A Missa nos remete à vida e à missão.
Quando participamos deste sacramento, quando comungamos, recebemos os frutos da
comunhão: aumento da nossa união com Cristo, aumento e renovação da vida da
graça recebida no Batismo; remissão dos pecados; restauração das nossas forças;
fortalecimento da caridade; preservação dos pecados mortais; união à Igreja e
aos irmãos; compromisso com os pobres (CIgC 1391- 1397).
Efésios 4,1-6 trata da vida eclesial.
Paulo exorta os fiéis à unidade. Ela é essencial na vida cristã.
Cristo é o autor da Igreja. Nela
celebramos a fé no Senhor e nos encontramos como irmãos. A nossa vocação é a
unidade, é viver como pessoas novas.
O texto fala dos fundamentos que
caracterizam a unidade da Igreja: um só corpo e um só Espírito. O corpo está
unido à cabeça. O corpo é a Igreja e a cabeça é Cristo. Os cristãos devem estar
ligados a este corpo e se identificar com ele. A unidade vem de Cristo e do
Espírito.
Uma só esperança. É a esperança que os
cristãos celebram e percebem na Igreja.
Um só Senhor, uma só fé e um só
batismo. Os primeiros cristãos aclamavam Jesus como Kýrios, Senhor.
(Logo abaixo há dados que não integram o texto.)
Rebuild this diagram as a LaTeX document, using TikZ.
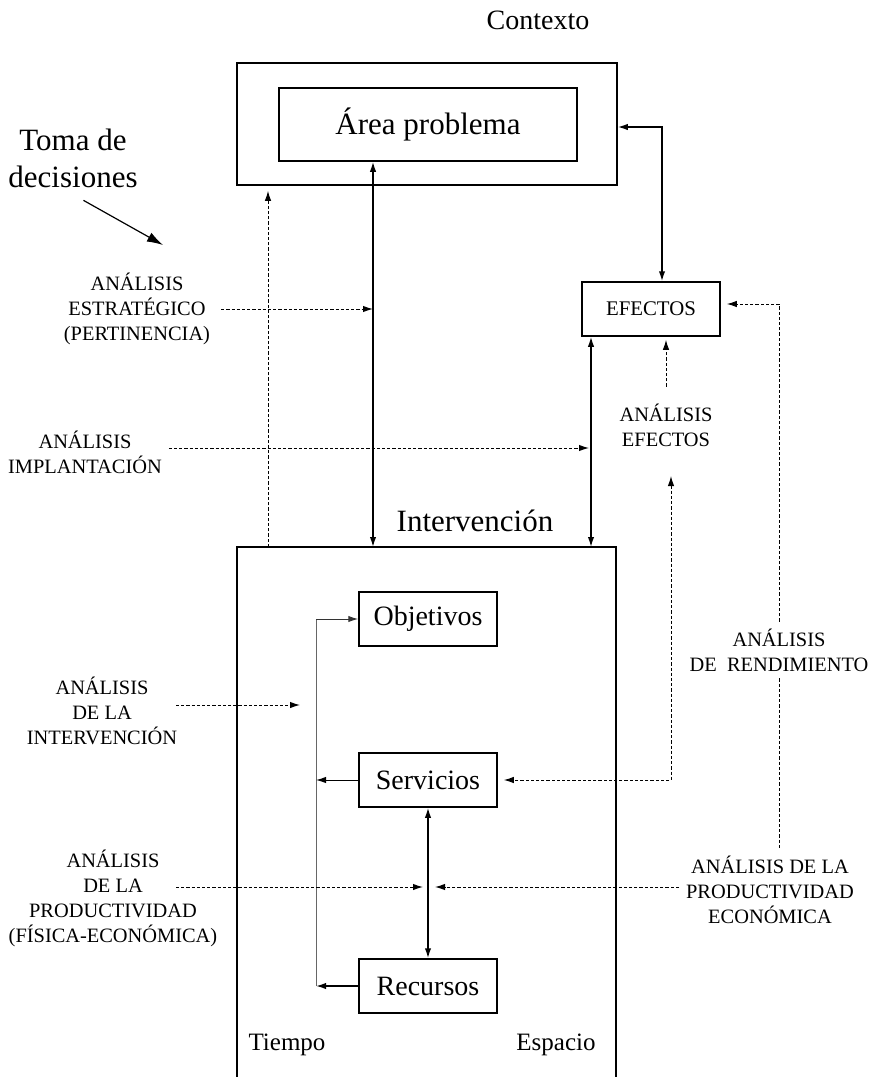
\documentclass[tikz,border=0pt]{standalone}
\usepackage{fontspec}
\setmainfont{Liberation Serif}
\usepackage{tikz}
\usetikzlibrary{calc}
\usetikzlibrary{positioning}
\usetikzlibrary{arrows.meta}

\tikzset{
	box/.style={draw, line width=0.75pt, inner sep=0pt},
	flow/.style={line width=0.75pt},
	dashline/.style={line width=0.5pt, dash pattern=on 1.6pt off 1pt},
	feedback/.style={line width=0.5pt, draw=black!60},
	analisis/.style={align=center, font=\fontsize{10.2}{12.5}\selectfont},
	bigtext/.style={font=\fontsize{15.5}{18.5}\selectfont},
	midtext/.style={font=\fontsize{14}{16}\selectfont},
}

\begin{document}
\begin{tikzpicture}[x=0.5pt, y=-0.5pt, >={Latex[length=5pt,width=3.2pt]}]
				\useasboundingbox (0,0) rectangle (875,1077);
				
				\node[midtext] (contexto) at (538,20) {Contexto};
				\node[box, minimum width=190pt, minimum height=61pt] (ctx) at (427,124) {};
				\node[box, bigtext, minimum width=149pt, minimum height=36.5pt] (area) at (428,124.5) {Área problema};
				\node[box, minimum width=69pt, minimum height=27pt, font=\fontsize{10.4}{12}\selectfont] (efectos) at (651,309) {EFECTOS};
				
				\node[bigtext] (intervencion) at (475,521) {Intervención};
				\draw[line width=0.75pt] (237,1077) -- (237,547) -- (616,547) -- (616,1077);
				\coordinate (intA) at (373,547);
				\coordinate (intB) at (591,547);
				\coordinate (intC) at (268,547);
				
				\node[box, midtext, minimum width=69pt, minimum height=27pt] (objetivos) at (428,619) {Objetivos};
				\node[box, midtext, minimum width=69pt, minimum height=27pt] (servicios) at (428,780) {Servicios};
				\node[box, midtext, minimum width=69pt, minimum height=27pt] (recursos) at (428,986) {Recursos};
				\node[font=\fontsize{12.5}{15}\selectfont] (tiempo) at (287,1045) {Tiempo};
				\node[font=\fontsize{12.5}{15}\selectfont] (espacio) at (556,1045) {Espacio};
				
				\node[bigtext, align=center] (toma) at (73,158) {Toma de\\decisiones};
				\coordinate (tomaTo) at (163,245);
				\draw[line width=0.6pt, -{Latex[length=8pt,width=5pt]}, shorten <=6pt] (toma.south) -- (tomaTo);
				
				\node[analisis] (estrategico) at (137,309) {ANÁLISIS\\ESTRATÉGICO\\(PERTINENCIA)};
				\node[analisis] (implantacion) at (85,452) {ANÁLISIS\\IMPLANTACIÓN};
				\node[analisis] (efectosA) at (666,425) {ANÁLISIS\\EFECTOS};
				\node[analisis] (rendimiento) at (779,650) {ANÁLISIS\\DE~ RENDIMIENTO};
				\node[analisis] (intervencionL) at (102,711) {ANÁLISIS\\DE LA\\INTERVENCIÓN};
				\node[analisis] (productividadL) at (113,898) {ANÁLISIS\\DE LA\\PRODUCTIVIDAD\\(FÍSICA-ECONÓMICA)};
				\node[analisis] (productividadE) at (770,890) {ANÁLISIS DE LA\\PRODUCTIVIDAD\\ECONÓMICA};
				
				% solid connectors
				\draw[flow, <->] (intA) -- (intA |- area.south);
				\draw[flow, <->] (intB) -- (intB |- efectos.south);
				\draw[flow, <->] ([yshift=-1.5pt]ctx.east) -| ([xshift=5.5pt]efectos.north);
				\draw[flow, <->] (servicios) -- (recursos);
				
				% retroalimentacion interna
				\coordinate (fbTop) at (316,619);
				\draw[feedback] (recursos.west -| fbTop) -- (fbTop);
				\draw[line width=0.5pt, draw=black!80, ->] (fbTop) -- (objetivos.west);
				\draw[line width=0.5pt, ->] (servicios.west) -- (servicios.west -| fbTop);
				\draw[flow, ->] (recursos.west) -- (recursos.west -| fbTop);
				
				% analisis (dashed)
				\draw[dashline, ->, shorten >=2.5pt] (intC) -- (intC |- ctx.south);
				\draw[dashline, ->] ([xshift=2pt]estrategico.east) -- (estrategico.east -| intA);
				\draw[dashline, ->, shorten >=1pt] ([yshift=2pt]implantacion.east) -- ([yshift=2pt]implantacion.east -| intB);
				\draw[dashline, ->, shorten <=5pt, shorten >=1.5pt] (efectosA.north) -- (efectosA.north |- efectos.south);
				\coordinate (efUp) at (671,476);
				\draw[dashline, <->, shorten >=3pt] (efUp) |- (servicios.east);
				\draw[dashline, ->, shorten >=3pt] (rendimiento.north) |- ([yshift=2.5pt]efectos.east);
				\draw[dashline] (rendimiento.south) -- (rendimiento.south |- productividadE.north);
				\coordinate (intvFrom) at (176,705);
				\coordinate (intvTo) at (300,705);
				\draw[dashline, ->] (intvFrom) -- (intvTo);
				\coordinate (prodFrom) at (176,887);
				\draw[dashline, ->, shorten >=2.5pt] (prodFrom) -- (prodFrom -| servicios.south);
				\draw[dashline, ->, shorten >=3.5pt] ([yshift=1.5pt]productividadE.west) -- ([yshift=1.5pt]productividadE.west -| servicios.south);
			\end{tikzpicture}
\end{document}
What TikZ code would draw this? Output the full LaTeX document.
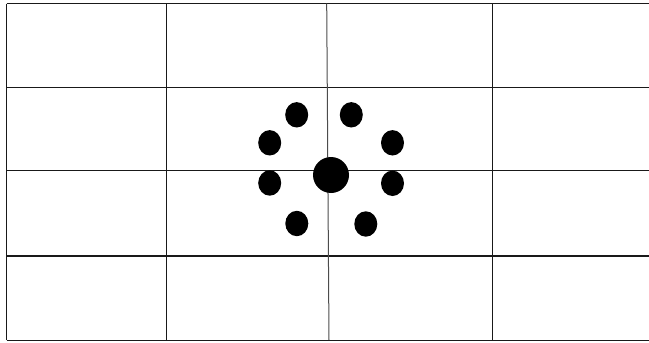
\documentclass[tikz,border=0pt]{standalone}
\begin{document}
\begin{tikzpicture}[x=1pt,y=-1pt,
  gridline/.style={line width=1.3pt,black!90},
  midline/.style={line width=1pt,black!70},
  dot/.style={fill=black}]
\useasboundingbox (0,0) rectangle (649,343);
% horizontal lines
\foreach \y in {3.5,87.3,170.5,256,340.2}
  \draw[gridline] (6.5,\y) -- (649,\y);
% outer left and columns
\draw[gridline] (6.5,3.5) -- (6.5,340.2);
\draw[gridline] (166.5,3.5) -- (166.5,340.2);
\draw[gridline] (492.3,3.5) -- (492.3,340.2);
\draw[midline] (326.7,3.5) -- (329,340.2);
% dots
\fill[dot] (331,175) circle (18);
\foreach \p in {(296.7,114.8),(351.3,114.8),(269.7,142.8),(392.5,142.8),
                (269.7,183),(392.5,183.3),(296.8,223.5),(365.8,224)}
  \fill[dot] \p ellipse (11.5 and 12.7);
\end{tikzpicture}
\end{document}
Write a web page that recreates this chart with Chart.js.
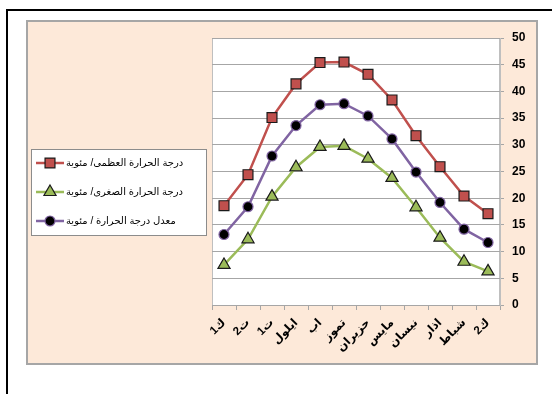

É Aquele
que congrega e reconcilia, que salva, santifica e une em si todas as coisas.
Ele dá significado e existência ao mundo e a nossa vida pessoal.
Encontramos em Jesus, o Senhor, o
verdadeiro sentido da vida, a realização, o valor, a reconciliação, a
integração. Nele colocamos nossa esperança. Jesus como Senhor está acima de
todas as coisas, como fundamento da vida e da comunidade. É o centro da
história.
A fé faz a Igreja e o batismo está na
sua origem.
O fundamento último da unidade é Deus
Pai. Ele é sua origem e fonte.
Juntamente com a exortação à unidade
e os seus fundamentos, Paulo apresenta algumas virtudes necessárias para a sua
concretização. Elas ajudam a viver a unidade, base da convivência humana.
A humildade brota do coração. É uma
disposição interior, uma atitude daqueles que deixam de lado a auto suficiência
e a falsa segurança pessoal e buscam a segurança só em Deus. Sem Ele, sem o seu
amparo, sem a sua proteção, nada somos. A humildade é o remédio para curar as
nossas feridas, é uma das vias da penitência. Ela nos leva a Deus e à sua
verdade. É a virtude dos simples, vivida por Jesus, por Maria, José, pelos
santos e pelos pobres.
A mansidão é a falta de arrogância e
insolência. É fruto do Espírito (Gl 5,23). “Reagir com humilde mansidão: isto é
santidade” (Papa Francisco, Exortação Gaudete et Exsultate, nº 74).
A paciência é atitude daqueles que
suportam as provações sem ceder. Sem a paciência não há comunidade. Três campos
onde devemos exercer a paciência: conosco próprios, com as pessoas e com os
acontecimentos. “Se procuras um exemplo de paciência, encontras na cruz o mais
excelente... Se procuras um exemplo de humildade, contempla o crucificado”
(Santo Tomás de Aquino, in Liturgia das Horas, Vol. III, p. 1222-1223). Só
devemos exercer a impaciência quando protelamos demais em certas urgências:
quando esperamos demais para perdoar, para ser generosos, para praticar a
caridade e para viver a santidade.
Por fim, o amor, centro de tudo,
coroa das demais virtudes. Sem amor não há comunidade e pessoas novas e
pertença a Cristo. O amor une as pessoas, reconcilia, leva a vencer as
diferenças. Leva os membros da comunidade a identificar-se uns com os outros. É
a nossa vocação fundamental.
Na comunidade celebramos a unidade,
vivemos as virtudes, celebramos o amor, celebramos a fé, celebramos a
Eucaristia.
Dom Paulo Roberto Beloto, Bispo Diocesano.